12 seconds and counting

Connect as you conclude. “I guess we’re both going to think about how to be more dynamic. You said the one thing you can do is reduce your number of slides in order to have more focus on yourself. As for me, I think I need to find more personal examples.”

“You say your teacher wears weird clothes? Is it sometimes good to get a little weird? How are you weird in a good way?”

There is hardly anything more valuable to building trust and cooperation than a good affirmation. Remember that famous Eric Berne book from way back, “I’m Okay, You’re Okay?” You are basically saying, “I heard you and it got me thinking. You heard me and hopefully, it got you thinking.”

That’s an excellent result from a very brief conversation. 
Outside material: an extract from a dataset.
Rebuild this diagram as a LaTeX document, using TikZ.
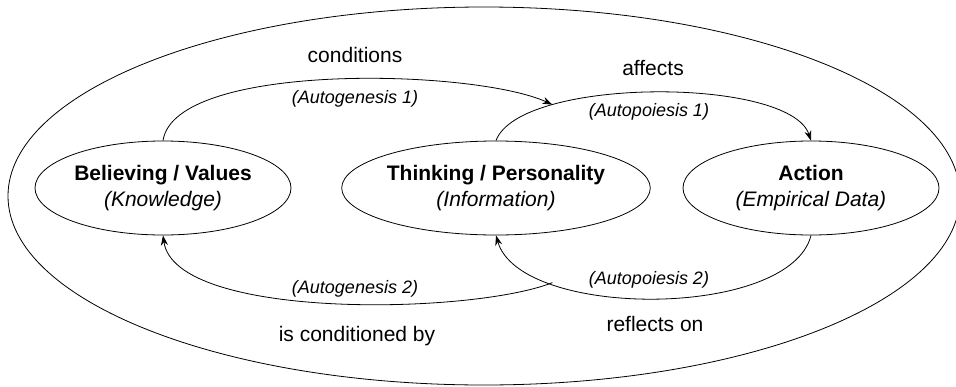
\documentclass[tikz,border=0pt]{standalone}
\usepackage{fontspec}
\setmainfont{Liberation Sans}
\usetikzlibrary{shapes.geometric,arrows.meta}
\tikzset{
  stage/.style={draw, ellipse, line width=0.8pt, minimum width=256pt, minimum height=94pt,
    inner sep=0pt, align=center, font=\fontsize{21}{26}\selectfont},
  flow/.style={line width=0.8pt, -{Stealth[length=10pt,width=7pt]}},
  verb/.style={anchor=base, font=\fontsize{21}{25}\selectfont},
  loopname/.style={anchor=base, font=\fontsize{18}{21}\selectfont\itshape}
}
\begin{document}
\begin{tikzpicture}[x=1pt,y=-1pt]
      \useasboundingbox (0,0) rectangle (956,386);
      \draw[line width=0.8pt] (484,196) ellipse [x radius=476, y radius=189];
      \node[stage] (belief) at (163,188) {\textbf{Believing / Values}\\\textit{(Knowledge)}};
      \node[stage] (think) at (496,188) {\textbf{Thinking / Personality}\\\textit{(Information)}};
      \node[stage] (action) at (811,188) {\textbf{Action}\\\textit{(Empirical Data)}};
      \draw[flow] (think.north) .. controls +(24,-64) and +(-21,-64) .. (action.north) coordinate[pos=0.25] (m1);
      \draw[flow] (action.south) .. controls +(-21,84) and +(24,84) .. (think.south) coordinate[pos=0.75] (m2);
      \draw[flow] (belief.north) .. controls +(12,-79) and +(-79,-36) .. (m1);
      \draw[flow] (m2) .. controls +(-81,32) and +(12,85) .. (belief.south);
      \node[verb] (conditions) at (355,62) {conditions};
      \node[loopname] (autogen1) at (355,103) {(Autogenesis 1)};
      \node[verb] (affects) at (653,75) {affects};
      \node[loopname] (autopo1) at (649,116) {(Autopoiesis 1)};
      \node[loopname] (autogen2) at (355,293) {(Autogenesis 2)};
      \node[verb] (conditioned) at (357,341) {is conditioned by};
      \node[loopname] (autopo2) at (649,284) {(Autopoiesis 2)};
      \node[verb] (reflects) at (655,331) {reflects on};
    \end{tikzpicture}
\end{document}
“Do you usually come here?” could be a pick-up line, but actually is not bad as an opening question. What do you get out of it? Why do you keep coming back? Where are you going from here? – Those are reflective questions that can be the result of a very benign and simple beginning.

Some warnings:

Don’t be over-ambitious. This is not therapy nor an official coaching situation. You just want to be perceived as a person who can listen, care and ask reflective questions. 

Don’t be disappointed. You will not always get short, clever, thoughtful, and reflective responses. “Food for thought” is just as good as a detailed next step. You are in the trust and cooperation creation business, and you do not force thoughts and feelings, only give openings.
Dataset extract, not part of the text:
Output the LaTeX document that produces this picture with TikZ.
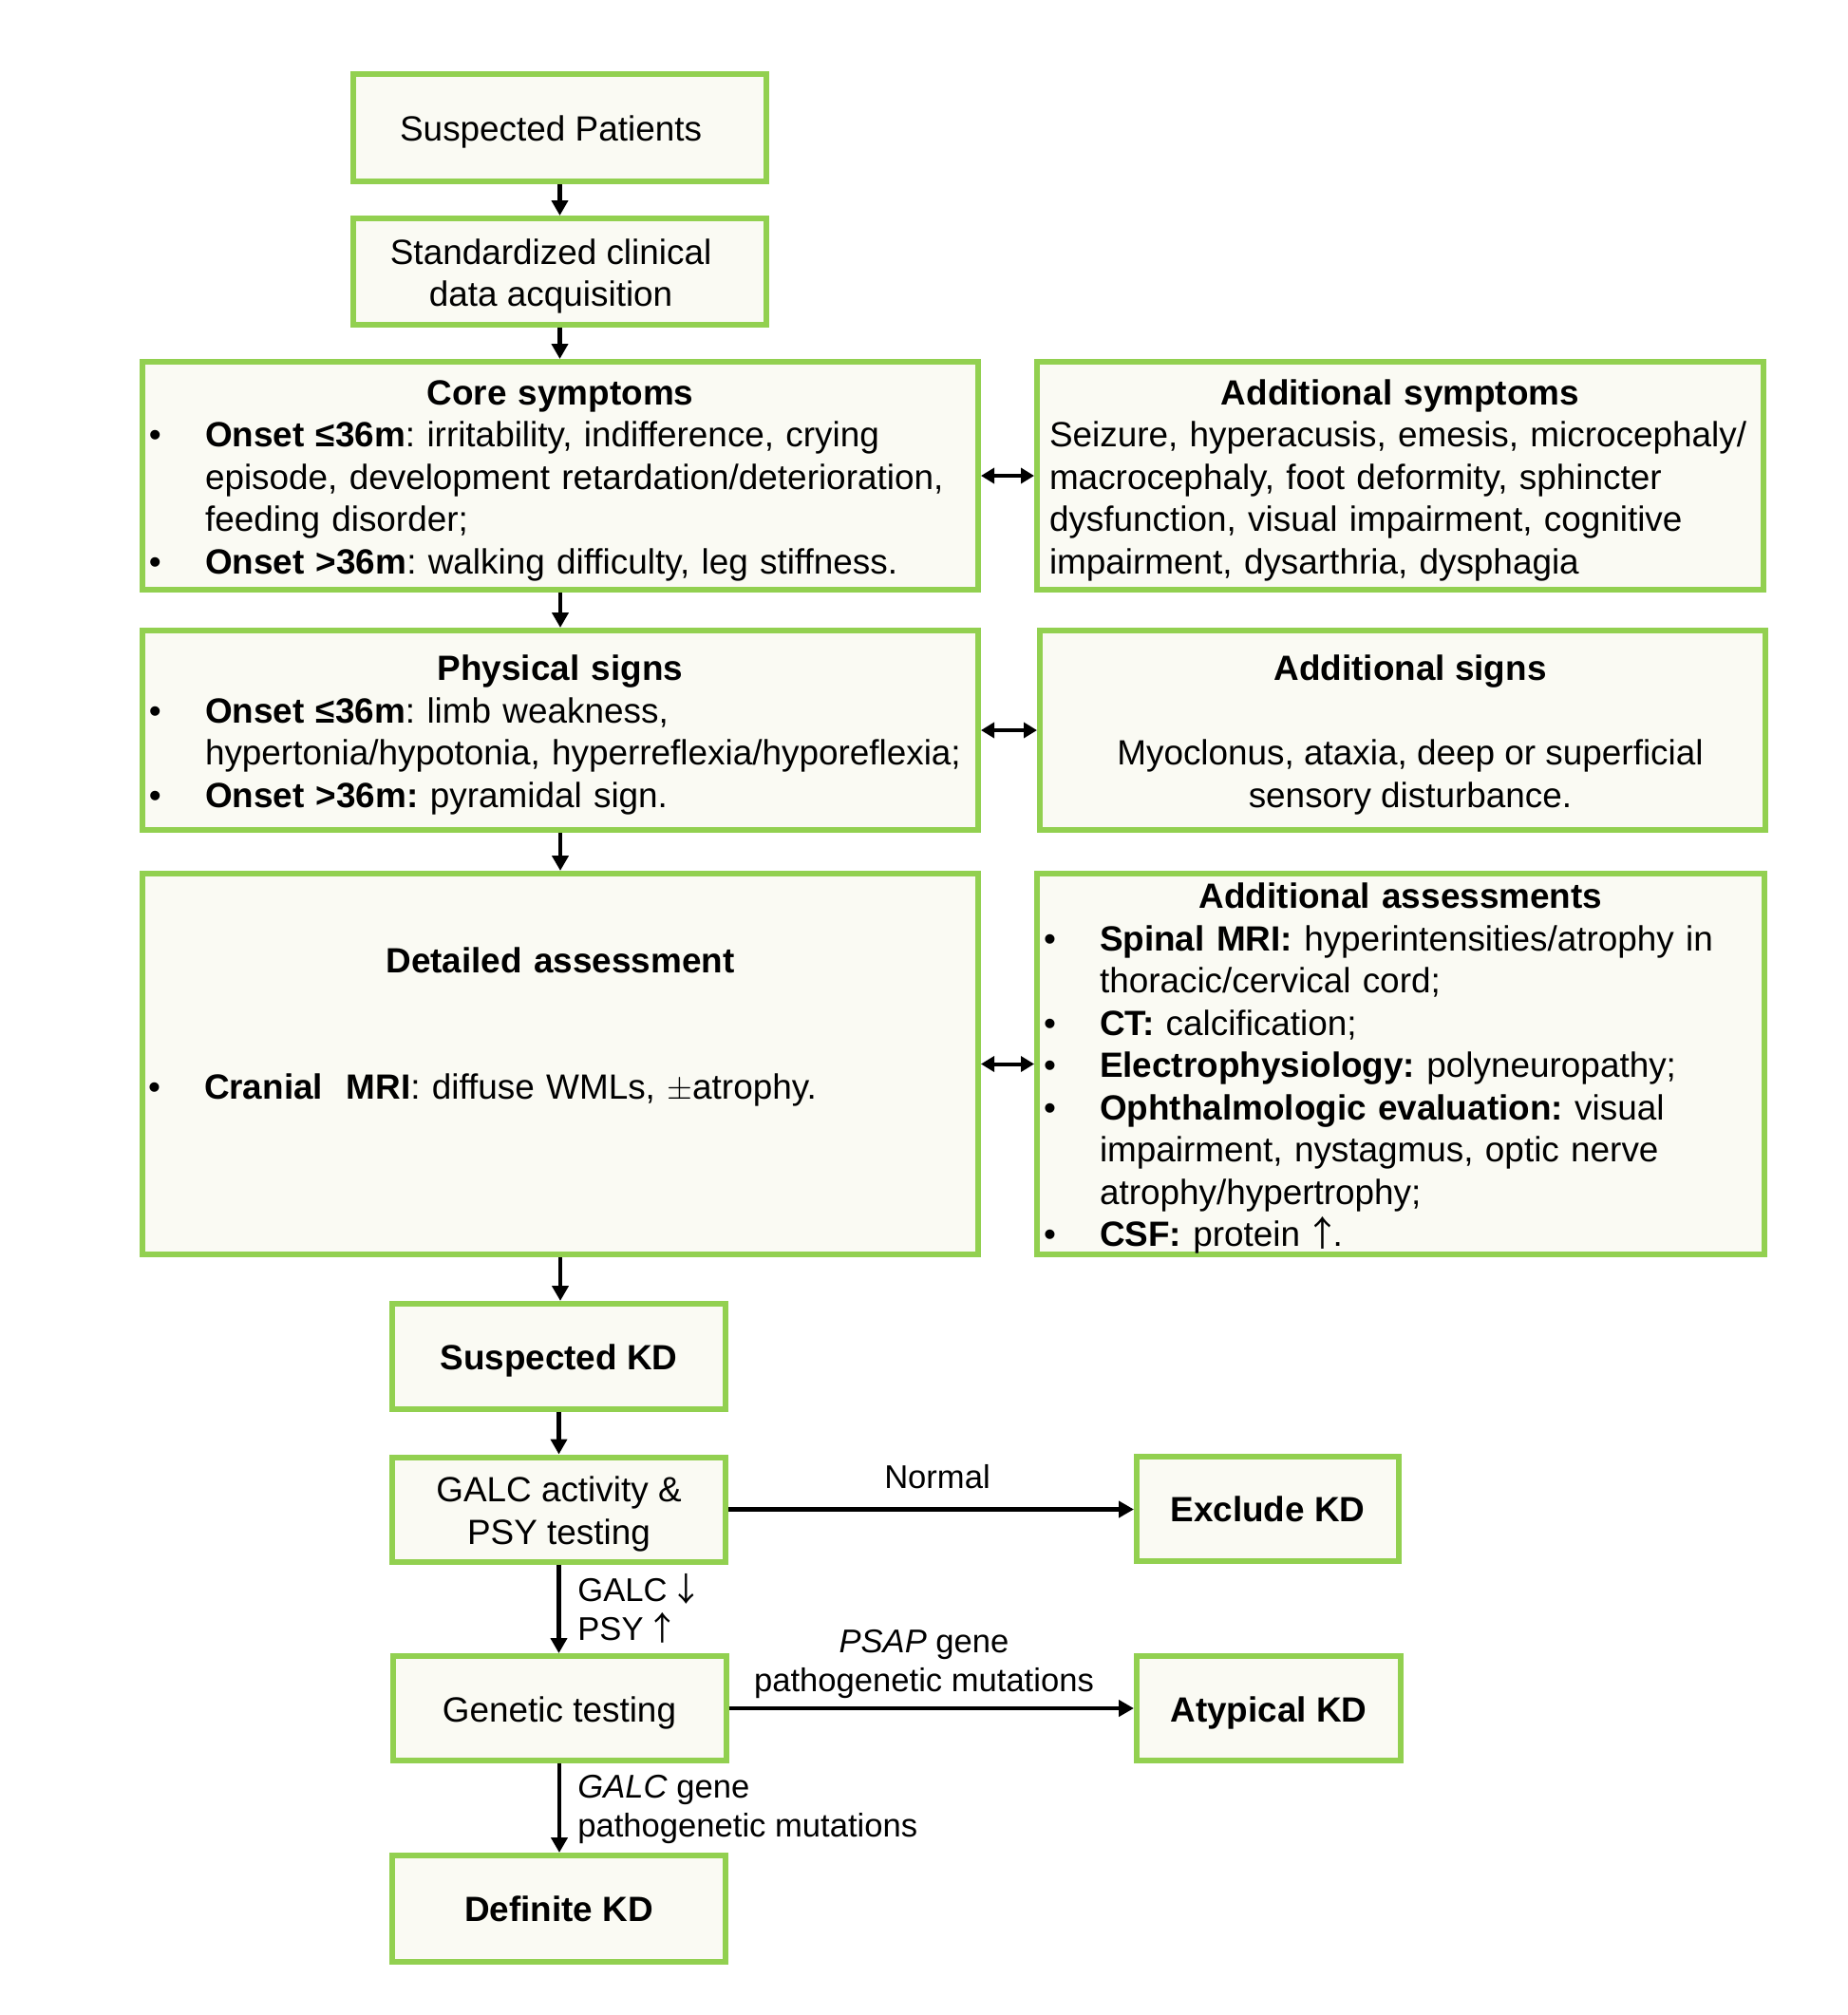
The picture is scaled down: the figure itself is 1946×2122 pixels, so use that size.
\documentclass[tikz,border=0pt]{standalone}
\usepackage{fontspec}
\setmainfont{Liberation Sans}
\newfontfamily\cjk{Noto Sans CJK SC}
\usetikzlibrary{arrows.meta}
\definecolor{kgreen}{HTML}{92D050}
\definecolor{kfill}{HTML}{FAFAF3}
\newcommand\boxfont{\fontsize{18.45pt}{22.25pt}\selectfont}
\newcommand\labfont{\fontsize{17.3pt}{20.5pt}\selectfont}
\newcommand\st{\rule{0pt}{18.1pt}}
\newcommand\bul[1]{\par\noindent\hangindent=27pt\hangafter=1\makebox[27pt][l]{\hspace*{-2.5pt}•}#1\par}
\newcommand\ttl[1]{{\centering\bfseries\st #1\par}}
\newcommand\uparr{{\cjk\kern-0.2em↑\kern-0.2em}}
\newcommand\downarr{{\cjk\kern-0.2em↓\kern-0.2em}}
\tikzset{
  box/.style={draw=kgreen, line width=3pt, fill=kfill, inner sep=0pt, font=\boxfont, align=center},
  bbox/.style={box, font=\boxfont\bfseries},
  arr/.style={line width=2.4pt, -{Triangle[width=8.5pt,length=8pt]}},
  darr/.style={line width=2pt, {Triangle[width=8pt,length=7pt]}-{Triangle[width=8pt,length=7pt]}},
  lab/.style={inner sep=0pt, font=\labfont}
}
\begin{document}
\frenchspacing
\begin{tikzpicture}[x=0.5pt,y=-0.5pt]
\fill[white] (0,0) rectangle (1946,2122);
\useasboundingbox (0,0) rectangle (1946,2122);

\node[box, minimum width=217.5pt, minimum height=56.5pt] (sp) at (589.5,134.5) {\st\kern-9.4pt Suspected Patients};
\node[box, minimum width=217.5pt, minimum height=56pt] (std) at (589.5,286) {\st\kern-9.4pt Standardized clinical\\\kern-9.4pt data acquisition};

\node[box, minimum width=440pt, minimum height=120pt, text width=428pt, align=left] (core) at (590,501)
 {\ttl{Core symptoms}\bul{\textbf{Onset ≤36m}: irritability, indifference, crying\newline episode, development retardation/deterioration,\newline feeding disorder;}\bul{\textbf{Onset >36m}: walking difficulty, leg stiffness.}};

\node[box, minimum width=382.5pt, minimum height=120pt, text width=369.5pt, align=left] (addsym) at (1474.5,501)
 {\ttl{Additional symptoms}\noindent Seizure, hyperacusis, emesis, microcephaly/\newline macrocephaly, foot deformity, sphincter\newline dysfunction, visual impairment, cognitive\newline impairment, dysarthria, dysphagia\par};

\node[box, minimum width=440pt, minimum height=105pt, text width=428pt, align=left] (phys) at (590,769)
 {\ttl{Physical signs}\bul{\textbf{Onset ≤36m}: limb weakness,\newline hypertonia/hypotonia, hyperreflexia/hyporeflexia;}\bul{\textbf{Onset >36m:} pyramidal sign.}};

\node[box, minimum width=382pt, minimum height=105pt, align=center] (addsigns) at (1477,769)
 {\st\kern8pt\textbf{Additional signs}\\[22.25pt]\kern8pt Myoclonus, ataxia, deep or superficial\\\kern8pt sensory disturbance.};

\node[box, minimum width=440pt, minimum height=200.5pt, text width=429pt, align=left] (det) at (590,1120.5)
 {\ttl{Detailed assessment}\vskip44.5pt\bul{\textbf{Cranial~~MRI}: diffuse WMLs, $\pm$atrophy.}\vskip25.5pt\hbox{}};

\node[box, minimum width=383pt, minimum height=200.5pt, text width=371pt, align=left] (addas) at (1475,1120.5)
 {\ttl{Additional assessments}\bul{\textbf{Spinal MRI:} hyperintensities/atrophy in\newline thoracic/cervical cord;}\bul{\textbf{CT:} calcification;}\bul{\textbf{Electrophysiology:} polyneuropathy;}\bul{\textbf{Ophthalmologic evaluation:} visual\newline impairment, nystagmus, optic nerve\newline atrophy/hypertrophy;}\bul{\textbf{CSF:} protein \uparr.}};

\node[bbox, minimum width=175.5pt, minimum height=55.5pt] (skd) at (588.5,1428.5) {\st Suspected KD};
\node[box, minimum width=175.5pt, minimum height=55pt] (galc) at (588.5,1589.5) {\st GALC activity \&\\PSY testing};
\node[bbox, minimum width=138pt, minimum height=55pt] (exc) at (1335,1589) {Exclude KD};
\node[box, minimum width=175.5pt, minimum height=55pt] (gen) at (589,1799) {\st Genetic testing};
\node[bbox, minimum width=139pt, minimum height=55pt] (aty) at (1336,1799) {\st Atypical KD};
\node[bbox, minimum width=175.5pt, minimum height=56pt] (def) at (588.5,2010) {Definite KD};

\draw[arr] (sp.south) -- (sp.south |- std.north);
\draw[arr] (std.south) -- (std.south |- core.north);
\draw[arr] (core.south) -- (core.south |- phys.north);
\draw[arr] (phys.south) -- (phys.south |- det.north);
\draw[arr] (det.south) -- (det.south |- skd.north);
\draw[arr] (skd.south) -- (skd.south |- galc.north);
\draw[arr] (galc.south) -- (galc.south |- gen.north);
\draw[arr] (gen.south) -- (gen.south |- def.north);
\draw[arr] (galc.east) -- (galc.east -| exc.west);
\draw[arr] (gen.east) -- (gen.east -| aty.west);
\draw[darr] (core.east) -- (core.east -| addsym.west);
\draw[darr] (phys.east) -- (phys.east -| addsigns.west);
\draw[darr] (det.east) -- (det.east -| addas.west);

\node[lab] (lnormal) at (987,1555.5) {Normal};
\node[lab, align=center] (lpsap) at (973,1752) {\textit{PSAP} gene\\pathogenetic mutations};
\node[lab, align=left, anchor=west] (lgalc) at (608,1694) {GALC \downarr\\PSY \uparr};
\node[lab, align=left, anchor=west] (lgene) at (608,1905) {\textit{GALC} gene\\pathogenetic mutations};
\end{tikzpicture}
\end{document}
Don’t expect solutions. Sure, it’d be great to put your finger on a specific behavior for the next day to move each other forward. No problem going for that, but don’t expect it. Identifying the next step is a consequence of a good conversation and you can try to for that, not always expect it.

Don’t expect emotional catharsis. In fact, that’s not what you want. These types of brief interactions should mostly focus on thoughts and cognition. Sure, if your friend or colleague needs and wants to vent their feelings, you listen and accept and perhaps ask a few questions, but that’s a longer and different type of conversation.